The demoniacs call Jesus the Son of God (Mt 8:29-8:29)

“The demoniacs shouted out.

‘What have you to do

With us?

O Son of God!

Have you come here

To torment us

Before the time?’”

 

καὶ ἰδοὺ ἔκραξαν λέγοντες Τί ἡμῖν καὶ σοί, Υἱὲ τοῦ Θεοῦ; ἦλθες ὧδε πρὸ καιροῦ βασανίσαι ἡμᾶς;

 

All three synoptic gospels, Mark, chapter 5:7 and Luke, chapter 8;28, and Matthew here, have these demoniacs speak to Jesus in somewhat similar words.  They cried or shouted out (καὶ ἰδοὺ ἔκραξαν λέγοντες).  They wanted to know why the Son of God (Τί ἡμῖν καὶ σοί, Υἱὲ τοῦ Θεοῦ) had come to torment them (ἦλθες ὧδε…βασανίσαι ἡμᾶς), since the time (πρὸ καιροῦ) of the final judgment day had not arrived.  All three gospel writers have the demonic person or persons recognize that Jesus was the Son of God, not just another faith healer.  They maintained that the time of their torment or the end times had not yet arrived.  Thus, the evil spirits were able to recognize Jesus as the Son of God.
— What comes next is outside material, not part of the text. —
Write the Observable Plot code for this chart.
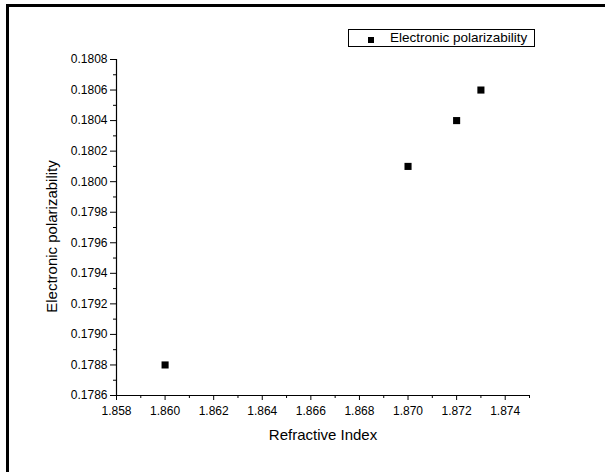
<!DOCTYPE html>
<html>
<head>
<meta charset="utf-8">
<script src="https://cdn.jsdelivr.net/npm/d3@7"></script>
<script src="https://cdn.jsdelivr.net/npm/@observablehq/plot@0.6"></script>
<style>
  html, body { margin: 0; padding: 0; background: #fff; }
  #wrap { position: relative; width: 605px; height: 472px; overflow: hidden; font-family: "Liberation Sans", Arial, sans-serif; }
  #frame { position: absolute; left: 6px; top: 4px; width: 700px; height: 600px; border-top: 3px solid #000; border-left: 3px solid #000; box-sizing: border-box; pointer-events: none; }
  #legend { position: absolute; left: 348px; top: 29px; width: 187px; height: 18px; border: 1px solid #000; box-sizing: border-box; background: #fff; font-size: 13.5px; color: #000; }
  #legend .sw { position: absolute; left: 19px; top: 7px; width: 6px; height: 6px; background: #000; }
  #legend .lb { position: absolute; left: 41px; top: 0px; line-height: 16px; white-space: nowrap; }
  svg { position: absolute; left: 0; top: 0; }
</style>
</head>
<body>
<div id="wrap"><div id="frame"></div></div>
<script>
const seriesName = "Electronic polarizability";
const xLabel = "Refractive Index";
const yLabel = "Electronic polarizability";
const refractiveIndex = [1.860, 1.870, 1.872, 1.873];
const polarizability = [0.1788, 0.1801, 0.1804, 0.1806];
const xDomain = [1.858, 1.875];
const yDomain = [0.1786, 0.1808];
const xMajorTicks = [1.858, 1.860, 1.862, 1.864, 1.866, 1.868, 1.870, 1.872, 1.874];
const xMinorTicks = [1.859, 1.861, 1.863, 1.865, 1.867, 1.869, 1.871, 1.873, 1.875];
const yMajorTicks = [0.1786, 0.1788, 0.1790, 0.1792, 0.1794, 0.1796, 0.1798, 0.1800, 0.1802, 0.1804, 0.1806, 0.1808];
const yMinorTicks = [0.1787, 0.1789, 0.1791, 0.1793, 0.1795, 0.1797, 0.1799, 0.1801, 0.1803, 0.1805, 0.1807];

const data = refractiveIndex.map((x, i) => ({x, y: polarizability[i]}));

const chart = Plot.plot({
  width: 605,
  height: 472,
  marginLeft: 116,
  marginRight: 76,
  marginTop: 59,
  marginBottom: 77,
  style: {fontFamily: "'Liberation Sans', Arial, sans-serif", fontSize: "12px", color: "#000", background: "transparent", overflow: "visible"},
  x: {domain: xDomain},
  y: {domain: yDomain},
  marks: [
    Plot.axisX({ticks: xMinorTicks, tickSize: 3, tickFormat: () => "", label: null, stroke: "#000"}),
    Plot.axisY({ticks: yMinorTicks, tickSize: 3, tickFormat: () => "", label: null, stroke: "#000"}),
    Plot.axisX({ticks: xMajorTicks, tickSize: 5, tickPadding: 6, tickFormat: d3.format(".3f"), label: null, stroke: "#000", fill: "#000"}),
    Plot.axisY({ticks: yMajorTicks, tickSize: 6, tickPadding: 3, tickFormat: d3.format(".4f"), label: null, stroke: "#000", fill: "#000"}),
    Plot.ruleY([yDomain[0]], {x1: xDomain[0], x2: xDomain[1], stroke: "#000", strokeWidth: 1.2}),
    Plot.ruleX([xDomain[0]], {y1: yDomain[0], y2: yDomain[1], stroke: "#000", strokeWidth: 1.2}),
    Plot.dot(data, {x: "x", y: "y", symbol: "square", r: 4, fill: "#000", stroke: null}),
    Plot.text([xLabel], {frameAnchor: "bottom", dy: 40, lineAnchor: "middle", textAnchor: "middle", fontSize: 15, fill: "#000"}),
    Plot.text([yLabel], {frameAnchor: "left", dx: -64, dy: 9, lineAnchor: "middle", textAnchor: "middle", rotate: -90, fontSize: 15, fill: "#000"})
  ]
});

const wrap = document.getElementById("wrap");
wrap.insertBefore(chart, wrap.firstChild);

const legend = document.createElement("div");
legend.id = "legend";
legend.innerHTML = `<div class="sw"></div><div class="lb"></div>`;
legend.querySelector(".lb").textContent = seriesName;
wrap.appendChild(legend);
</script>
</body>
</html>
The great faith of the centurion (Mt 8:10-8:10)

“When Jesus heard

The centurion,

He was amazed.

He said to those

Who followed him.

‘Truly,

I say to you!

In no one in Israel

Have I found

Such a great faith.’”

 

ἀκούσας δὲ ὁ Ἰησοῦς ἐθαύμασεν καὶ εἶπεν τοῖς ἀκολουθοῦσιν Ἀμὴν λέγω ὑμῖν, παρ’ οὐδενὶ τοσαύτην πίστιν ἐν τῷ Ἰσραὴλ εὗρον.

 

This response of Jesus to the centurion was exactly the same as in Luke, chapter 7:9, perhaps indicating a Q source.  When Jesus heard the response (ἀκούσας δὲ) of this centurion, he marveled, wondered, admired, or was amazed (ὁ Ἰησοῦς ἐθαύμασεν).  He then turned to speak to his followers (καὶ εἶπεν τοῖς ἀκολουθοῦσιν) with a solemn pronouncement (Ἀμὴν λέγω ὑμῖν).  He had not found anyone in Israel with so great of faith (παρ’ οὐδενὶ τοσαύτην πίστιν ἐν τῷ Ἰσραὴλ εὗρον) like this Roman, non-Jewish, centurion.  His great belief, faith, and trust in the power of Jesus would be demanded of all the Jesus followers.